Essentials of Spontaneous Prose we out here

>calling a hyphen a dash
americans desu

>not calling it "the vigorous space dash separating rhetorical breathing"

Fearless; unstoppable.

You're right that the words "give" and "away" often appear together.
But, "give away" and "give-away" are two different things.
One is a verb unit (I like to give away books to friends and acquaintances) and the other is a noun (she was doing her best to appear civilized but her nasal piercing was a complete give-away).
Yes, you can argue that the context makes it clear, but a large part of punctuation is making things as smooth and easy as possible for the reader so he doesn't have to slow down even for a microsecond to resolve these tiny ambiguities.

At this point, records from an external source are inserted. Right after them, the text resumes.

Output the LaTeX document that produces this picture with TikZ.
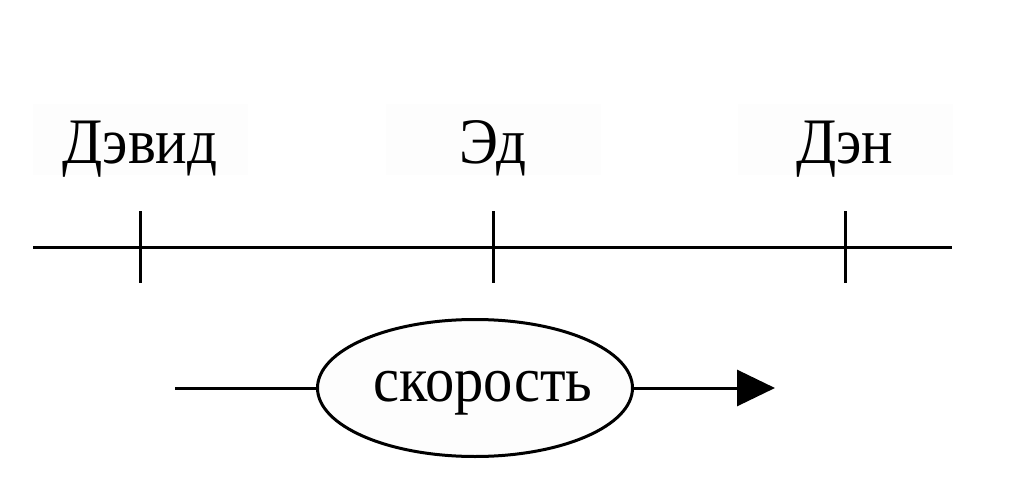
\documentclass[tikz,border=0pt]{standalone}
\usepackage{fontspec}
\setmainfont{Liberation Serif}
\usetikzlibrary{shapes.geometric,arrows.meta}
\definecolor{faint}{HTML}{FDFDFD}
\newcommand{\tallish}[1]{\scalebox{1}[1.1]{#1}}
\tikzset{
  lbl/.style={rectangle, fill=faint, draw=none, inner sep=0pt,
    minimum width=215pt, minimum height=71pt,
    font=\fontsize{59}{61}\selectfont, text height=55pt, text depth=8pt},
  ln/.style={line width=3pt},
  oval/.style={ellipse, draw, line width=3pt, fill=faint, inner sep=0pt,
    minimum width=315pt, minimum height=137pt,
    font=\fontsize{58.5}{61}\selectfont, text height=40pt, text depth=14pt},
}
\begin{document}
\begin{tikzpicture}[x=1pt,y=-1pt]
\useasboundingbox (0,0) rectangle (1010,495);
\node[lbl] (david) at (140,139.5) {\tallish{Дэвид}};
\node[lbl] (ed) at (493,139.5) {\tallish{Эд}};
\node[lbl] (den) at (845,139.5) {\tallish{Дэн}};
\coordinate (l0) at (33,247);
\coordinate (l1) at (952,247);
\draw[ln] (l0) -- (l1);
\foreach \n/\x in {a/140,b/493,c/845}{
  \coordinate (t\n1) at (\x,211);
  \coordinate (t\n2) at (\x,283);
  \draw[ln] (t\n1) -- (t\n2);
}
\node[oval] (speed) at (475,388) {\makebox[200pt]{\hspace{16pt}\tallish{скорость}}};
\coordinate (s0) at (175,388);
\coordinate (s1) at (775,388);
\draw[ln] (s0) -- (speed.west);
\draw[ln,-{Triangle[length=38pt,width=36pt]}] (speed.east) -- (s1);
\end{tikzpicture}
\end{document}
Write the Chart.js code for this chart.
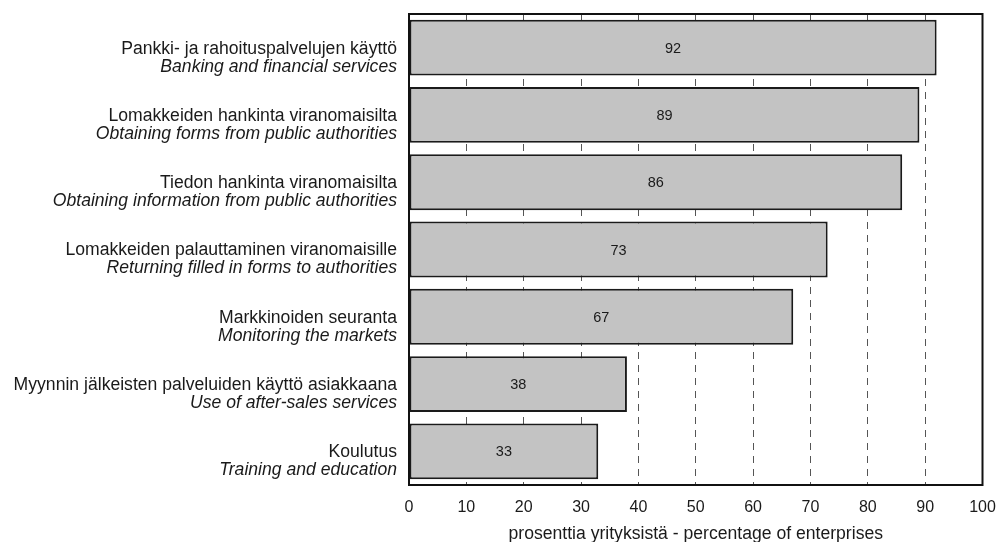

That's fair enough, and I stand corrected.

Again, I'll write giveaway instead of give-away (because give-away seems archaic to me) but I take your point.

just give no fucks my nigga

I use semicolons every 15 words on average when I write

Hyphens are not the same as em-dashes. Go beg some real em-dashes from and rewrite it properly.

I; use; them; for; every; word;

I will not be bullied by the soft-spoken, jackbooted footsoldiers of American cultural imperialism. The linguistic sovereignty of British English is the inalienable right of Commonwealth. American aggression against our words and customs will be resisted at any cost.

Rise up my brothers. Give up not your "u"s. Reject the amalgamation of words like practice and practise. Our language is the residue of a glorious history, and the seething jealousy of mutts and mongrels will tarnish not our silver tongue.

Give me en-dashes with spaces on either side or give me death.